What to skip thinking about now: Budget. You can't budget intelligently before knowing the goal.
6 weeks out: Budget and approval
Now budget. Internal stakeholders need at least 4 weeks to approve, and Q4 calendars are tight.
Common budget pitfalls:
- Underestimating per-person cost by 30-40% (especially for remote-included events)
- Forgetting time costs (your team prepping the event has a cost)
- Not budgeting for contingency (always 10-15%)
Critical: Get written approval before booking anything. December cancellations are expensive.
4 weeks out: Vendor selection and format decision
By this point, you should have approved budget and clear goals. Now pick:
- Format (in-person, hybrid, fully remote, async)
- Vendor (if applicable)
- Date (lock it down)
Q4 is peak vendor demand. The good vendors book up by mid-October.
3 weeks out: Communication and logistics
Send save-the-dates. For remote teams, this is when calendar invites lock in. People start filling December with PTO and travel.
Logistics to nail down:
- Tech stack (which platforms, who hosts what)
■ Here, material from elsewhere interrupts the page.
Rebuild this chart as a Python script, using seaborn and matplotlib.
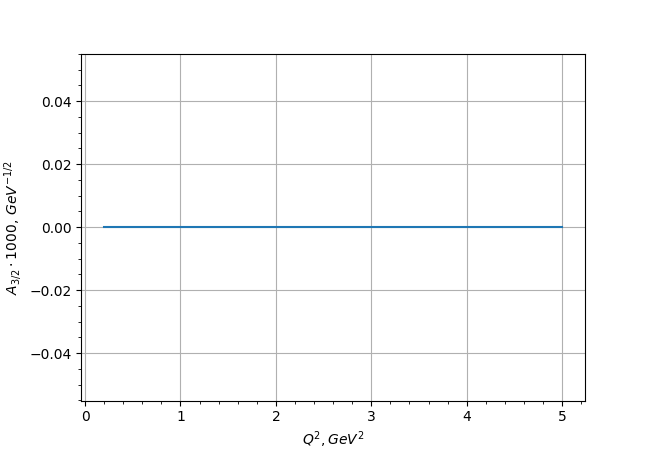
import numpy as np
import pandas as pd
import matplotlib
matplotlib.use("Agg")
import matplotlib.pyplot as plt
import seaborn as sns

q2 = [0.2, 0.5, 1.0, 1.5, 2.0, 2.5, 3.0, 3.5, 4.0, 4.5, 5.0]
a32 = [0.0, 0.0, 0.0, 0.0, 0.0, 0.0, 0.0, 0.0, 0.0, 0.0, 0.0]

df = pd.DataFrame({"Q2": q2, "A32": a32})

fig, ax = plt.subplots(figsize=(6.5, 4.5), dpi=100)
sns.lineplot(data=df, x="Q2", y="A32", ax=ax, color="#1f77b4")
ax.set_xlabel(r"$Q^2, GeV^2$")
ax.set_ylabel(r"$A_{3/2} \cdot 1000,\, GeV^{-1/2}$")
ax.minorticks_on()
ax.grid(True, which="major")
plt.savefig("out.png", dpi=100)
plt.close()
- Backup plans (what if key person sick on the day)
- Accessibility considerations
- Time-zone handling for distributed teams
2 weeks out: Pre-event content
Build pre-event excitement with teasers. Slack messages, hint videos, mysterious calendar invites. This is the difference between people showing up enthused vs. people showing up because they had to.
For team-building activities specifically, pre-event content is the single biggest predictor of engagement.
1 week out: Final tech check, async kickoff
Run a full tech rehearsal. Identify the things that always go wrong (audio, screen-sharing, breakout rooms) and have backup plans.
If event has any async component (homework, prep activities), kick those off now.
Day of: Execution
If you've done weeks 8-1 right, day-of execution is mostly babysitting and making sure the unexpected gets handled gracefully. The event itself should feel calm to you.
If day-of feels frantic, your earlier weeks were under-resourced. Note that for next year.
After the event: The step everyone skips
Within 48 hours of the event, send a short retro survey. Three questions max:
- What was the most valuable part?
- What was the least valuable part?
- What would you change for next year?
Read these. Tag patterns. Document. This is how you avoid repeating the same mistakes next year.
The pattern that breaks all of this
The single most common pattern that breaks Q4 events: planning starts too late, budget approval drags, and the team skimps on the parts that compound. Specifically: pre-event content, tech rehearsal, post-event retro.
Those are the steps that look skippable when you're under time pressure. They're the ones that determine whether the event lands.
Plan eight weeks out. Pick one primary goal. Don't conflate. Get budget approval before booking. Run tech rehearsals. Send the retro survey.
Most of Q4 event planning is hard to do well in six weeks. It's significantly easier to do well in eight.